Fruit Chan creates an affectionate, contemplative, and sensitively realized film on disillusionment, economic survival, and nostalgia in Durian Durian. The figurative national homecoming of Hong Kong through the British handover of the colony to China as a Special Administrative Region in 1997 serves as a personal account of the lives of Fan and Yan as they find themselves alienated from their adopted home and longing for the familiar ritual and simple life of their native land.
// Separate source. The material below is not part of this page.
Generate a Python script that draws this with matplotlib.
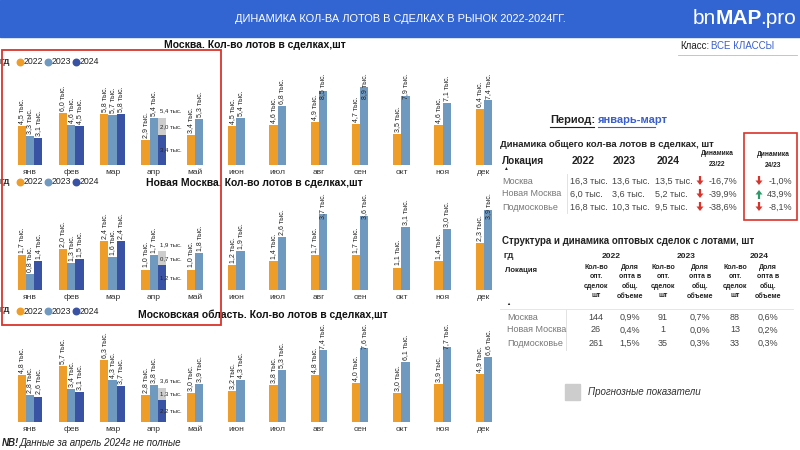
import matplotlib
matplotlib.use("Agg")
import matplotlib.pyplot as plt
from matplotlib.patches import Rectangle, FancyArrow

plt.rcParams['font.family'] = ['Liberation Sans', 'DejaVu Sans']

# ---------------- data ----------------
months = ['янв', 'фев', 'мар', 'апр', 'май', 'июн', 'июл', 'авг', 'сен', 'окт', 'ноя', 'дек']
years = ['2022', '2023', '2024']

msk_2022 = [4.5, 6.0, 5.8, 2.9, 3.4, 4.5, 4.6, 4.9, 4.7, 3.5, 4.6, 6.4]
msk_2023 = [3.3, 4.6, 5.7, 5.4, 5.3, 5.4, 6.8, 8.5, 8.9, 7.9, 7.1, 7.4]
msk_2024 = [3.1, 4.5, 5.8, 3.4]
msk_2024_forecast = 2.0
msk_2024_total = 5.4

nm_2022 = [1.7, 2.0, 2.4, 1.0, 1.0, 1.2, 1.4, 1.7, 1.7, 1.1, 1.4, 2.3]
nm_2023 = [0.8, 1.3, 1.6, 1.7, 1.8, 1.9, 2.6, 3.7, 3.6, 3.1, 3.0, 3.9]
nm_2024 = [1.4, 1.5, 2.4, 1.2]
nm_2024_forecast = 0.7
nm_2024_total = 1.9

obl_2022 = [4.8, 5.7, 6.3, 2.8, 3.0, 3.2, 3.8, 4.8, 4.0, 3.0, 3.9, 4.9]
obl_2023 = [2.8, 3.4, 4.3, 3.8, 3.9, 4.3, 5.3, 7.4, 7.6, 6.1, 7.7, 6.6]
obl_2024 = [2.6, 3.1, 3.7, 2.2]
obl_2024_forecast = 1.3
obl_2024_total = 3.6

locations = ['Москва', 'Новая Москва', 'Подмосковье']
tot_2022 = [16.3, 6.0, 16.8]
tot_2023 = [13.6, 3.6, 10.3]
tot_2024 = [13.5, 5.2, 9.5]
dyn_23_22 = [-16.7, -39.9, -38.6]
dyn_24_23 = [-1.0, 43.9, -8.1]

wh_count_2022 = [144, 26, 261]
wh_share_2022 = [0.9, 0.4, 1.5]
wh_count_2023 = [91, 1, 35]
wh_share_2023 = [0.7, 0.0, 0.3]
wh_count_2024 = [88, 13, 33]
wh_share_2024 = [0.6, 0.2, 0.3]

# ---------------- style ----------------
C22 = '#EE9E28'
C23 = '#7099C0'
C24 = '#3A52A3'
CFC = '#CDCDCD'
BLUE_HDR = '#3264D2'
TXT = '#222222'
GREY_TXT = '#777777'
RED = '#D9342B'
GREEN = '#2E9A6A'

W, H = 800, 450
fig = plt.figure(figsize=(8, 4.5), dpi=100)
fig.patch.set_facecolor('white')


def add_ax(left, bottom, width, height):
    return fig.add_axes([left / W, 1 - bottom / H, width / W, height / H])


def fmt(v):
    return f"{v:.1f}".replace('.', ',') + " тыс."


LABEL_PX = 26


def chart(ax, y22, y23, y24, fc, tot, ytop, height_px, cap_px):
    """cap_px: highest allowed label top, in px above the baseline."""
    ppu = height_px / ytop
    cap = cap_px / ppu
    bw = 0.2

    def vlabel(x, v):
        if (v * ppu + 2 + LABEL_PX) > cap_px:
            ax.text(x, cap, fmt(v), rotation=90, ha='center', va='top', fontsize=5,
                    color=TXT, zorder=4)
        else:
            ax.annotate(fmt(v), (x, v), xytext=(0, 1.5), textcoords='offset points',
                        rotation=90, ha='center', va='bottom', fontsize=5, color=TXT)

    for i in range(12):
        if i < len(y24):
            xs = [i - bw, i, i + bw]
        else:
            xs = [i - bw / 2, i + bw / 2]
        ax.bar(xs[0], y22[i], bw, color=C22, zorder=2)
        vlabel(xs[0], y22[i])
        ax.bar(xs[1], y23[i], bw, color=C23, zorder=2)
        vlabel(xs[1], y23[i])
        if i < len(y24):
            ax.bar(xs[2], y24[i], bw, color=C24, zorder=2)
            if i == len(y24) - 1:
                ax.bar(xs[2], fc, bw, bottom=y24[i], color=CFC, zorder=2)
                x0 = xs[2] - bw / 2 + 0.04
                ax.text(x0, y24[i] / 2, fmt(y24[i]), fontsize=4.3, color=TXT,
                        ha='left', va='center', zorder=3)
                ax.text(x0, y24[i] + fc / 2, fmt(fc), fontsize=4.3, color=TXT,
                        ha='left', va='center', zorder=3)
                ax.annotate(fmt(tot), (x0, y24[i] + fc), xytext=(0, 3),
                            textcoords='offset points', fontsize=4.3, color=TXT,
                            ha='left', va='bottom', zorder=3)
            else:
                vlabel(xs[2], y24[i])
    ax.set_xlim(-0.5, 11.5)
    ax.set_ylim(0, ytop)
    ax.set_xticks(range(12))
    ax.set_xticklabels(months, fontsize=6, color='#333333')
    ax.tick_params(axis='x', length=0, pad=3)
    ax.set_yticks([])
    for s in ax.spines.values():
        s.set_visible(False)
    ax.patch.set_alpha(0)


ax1 = add_ax(9.4, 165, 495.2, 110)
chart(ax1, msk_2022, msk_2023, msk_2024, msk_2024_forecast, msk_2024_total, 12.6, 110, 92)
ax2 = add_ax(9.4, 290, 495.2, 95)
chart(ax2, nm_2022, nm_2023, nm_2024, nm_2024_forecast, nm_2024_total, 4.65, 95, 97)
ax3 = add_ax(9.4, 422, 495.2, 92)
chart(ax3, obl_2022, obl_2023, obl_2024, obl_2024_forecast, obl_2024_total, 9.4, 92, 99)

# ---------------- overlay in pixel coordinates ----------------
ov = fig.add_axes([0, 0, 1, 1])
ov.set_xlim(0, W)
ov.set_ylim(H, 0)
ov.axis('off')
ov.patch.set_visible(False)

# header
ov.add_patch(Rectangle((0, 0), W, 37, color=BLUE_HDR, zorder=0))
ov.text(400, 19, 'ДИНАМИКА КОЛ-ВА ЛОТОВ В СДЕЛКАХ В РЫНОК 2022-2024ГГ.',
        fontsize=7.9, color='white', ha='center', va='center')
ov.text(693, 19, 'bn', fontsize=15, color='white', ha='left', va='center')
ov.text(716, 19, 'MAP', fontsize=15, color='white', ha='left', va='center', weight='bold')
ov.text(760, 19, '.pro', fontsize=15, color='white', ha='left', va='center')

# chart titles
ov.text(255, 45, 'Москва. Кол-во лотов в сделках,шт', fontsize=7.5, weight='bold',
        ha='center', va='center', color='#111111')
ov.text(254, 183, 'Новая Москва. Кол-во лотов в сделках,шт', fontsize=7.5, weight='bold',
        ha='center', va='center', color='#111111')
ov.text(263, 315, 'Московская область. Кол-во лотов в сделках,шт', fontsize=7.5,
        weight='bold', ha='center', va='center', color='#111111')

# legends
for ly in (62, 182, 311):
    ov.text(0, ly, 'ГД', fontsize=6, weight='bold', ha='left', va='center', color=TXT)
    for k, (yr, c) in enumerate(zip(years, [C22, C23, C24])):
        x = 20 + k * 28
        ov.scatter([x], [ly], s=22, color=c, zorder=3)
        ov.text(x + 4, ly, yr, fontsize=6.3, ha='left', va='center', color=TXT)

# red box around first months
ov.add_patch(Rectangle((1.5, 50), 219.5, 275, fill=False, edgecolor=RED, lw=1.3, zorder=5))

# class selector
ov.text(680, 46, 'Класс:', fontsize=7, ha='left', va='center', color=TXT)
ov.text(711, 46, 'ВСЕ КЛАССЫ', fontsize=7, ha='left', va='center', color='#3A5FCD')
ov.plot([678, 797], [55, 55], color='#BBBBBB', lw=0.6)

# period
ov.text(550, 120, 'Период:', fontsize=8, weight='bold', ha='left', va='center', color=TXT)
ov.text(598, 120, 'январь-март', fontsize=8, weight='bold', ha='left', va='center',
        color='#3A5FCD')
ov.plot([550, 594], [127, 127], color=TXT, lw=0.8)
ov.plot([598, 655], [127, 127], color='#3A5FCD', lw=0.8)

# table 1
ov.text(500, 144, 'Динамика общего кол-ва лотов в сделках, шт', fontsize=6.8, weight='bold',
        ha='left', va='center', color=TXT)
ov.text(502, 161, 'Локация', fontsize=7.2, weight='bold', ha='left', va='center', color=TXT)
ov.text(503, 169, '▲', fontsize=3.5, ha='left', va='center', color=TXT)
for x, yr in zip([572, 613, 657], years):
    ov.text(x, 161, yr, fontsize=7.5, weight='bold', ha='left', va='center', color=TXT)
ov.text(717, 159, 'Динамика\n23/22', fontsize=4.8, weight='bold', ha='center', va='center',
        color=TXT, linespacing=1.7)
ov.text(773, 160, 'Динамика\n24/23', fontsize=4.8, weight='bold', ha='center', va='center',
        color=TXT, linespacing=1.8)
ov.add_patch(Rectangle((743.5, 133), 53, 87, fill=False, edgecolor=RED, lw=1.2, zorder=5))
ov.plot([567, 567], [174, 213], color='#DDDDDD', lw=0.6)
for r, loc in enumerate(locations):
    y = 181 + r * 13
    ov.text(502, y, loc, fontsize=6.5, color=GREY_TXT, ha='left', va='center')
    ov.text(570, y, fmt(tot_2022[r]), fontsize=6.5, color='#444444', ha='left', va='center')
    ov.text(612, y, fmt(tot_2023[r]), fontsize=6.5, color='#444444', ha='left', va='center')
    ov.text(655, y, fmt(tot_2024[r]), fontsize=6.5, color='#444444', ha='left', va='center')
    for xa, xv, v in ((700, 737, dyn_23_22[r]), (759, 792, dyn_24_23[r])):
        up = v > 0
        col = GREEN if up else RED
        if up:
            ov.add_patch(FancyArrow(xa, y + 5, 0, -9, width=2.2, head_width=7,
                                    head_length=4.5, length_includes_head=True,
                                    color=col, lw=0))
        else:
            ov.add_patch(FancyArrow(xa, y - 5, 0, 9, width=2.2, head_width=7,
                                    head_length=4.5, length_includes_head=True,
                                    color=col, lw=0))
        ov.text(xv, y, f"{v:.1f}%".replace('.', ','), fontsize=6.5, color='#444444',
                ha='right', va='center')

# table 2
ov.text(502, 241, 'Структура и динамика оптовых сделок с лотами, шт', fontsize=7,
        weight='bold', ha='left', va='center', color=TXT)
ov.text(504, 257, 'ГД', fontsize=6, weight='bold', ha='left', va='center', color=TXT)
for x, yr in zip([611, 686, 759], years):
    ov.text(x, 257, yr, fontsize=6, weight='bold', ha='center', va='center', color=TXT)
ov.text(505, 271, 'Локация', fontsize=5.5, weight='bold', ha='left', va='center', color=TXT)
ov.text(506, 304, '▲', fontsize=3, ha='left', va='center', color=TXT)
col_x = [596, 630, 663, 700, 735, 768]
for k, x in enumerate(col_x):
    lab = 'Кол-во\nопт.\nсделок\nшт' if k % 2 == 0 else 'Доля\nопта в\nобщ.\nобъеме'
    ov.text(x, 264, lab, fontsize=5, weight='bold', ha='center', va='top', color=TXT,
            linespacing=1.45)
ov.plot([500, 793], [309, 309], color='#E2E2E2', lw=0.6)
ov.plot([566, 566], [310, 350], color='#DDDDDD', lw=0.6)
cols = [wh_count_2022, wh_share_2022, wh_count_2023, wh_share_2023, wh_count_2024,
        wh_share_2024]
for r, loc in enumerate(locations):
    y = 317 + r * 13
    ov.text(507, y, loc, fontsize=6.5, color=GREY_TXT, ha='left', va='center')
    for k, x in enumerate(col_x):
        v = cols[k][r]
        s = str(v) if k % 2 == 0 else f"{v:.1f}%".replace('.', ',')
        ov.text(x, y, s, fontsize=6.5, color='#444444', ha='center', va='center')

# forecast legend
ov.add_patch(Rectangle((565, 384), 15, 16, color=CFC))
ov.text(588, 392, 'Прогнозные показатели', fontsize=7, style='italic', ha='left',
        va='center', color='#333333')

# footnote
ov.text(2, 443, 'NB!', fontsize=7, style='italic', weight='bold', ha='left', va='center',
        color=TXT)
ov.text(20, 443, 'Данные за апрель 2024г не полные', fontsize=7, style='italic',
        ha='left', va='center', color=TXT)

fig.savefig('out.png', dpi=100)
Chan uses contrasting camerawork and color palettes to illustrate the dichotomous lifestyles of the two regions: the dark, saturated hues of anonymous hotel rooms, rapid cuts, and frenetic pace of Mongkok’s streets seem alien and incongruous with the longer takes, medium shots, and warm tones of northeast China. Inevitably, what emerges is a sense of disconnection, abandonment, and irreconcilability that invariably reflects the incongruence and uncertainty of life in post handover Hong Kong.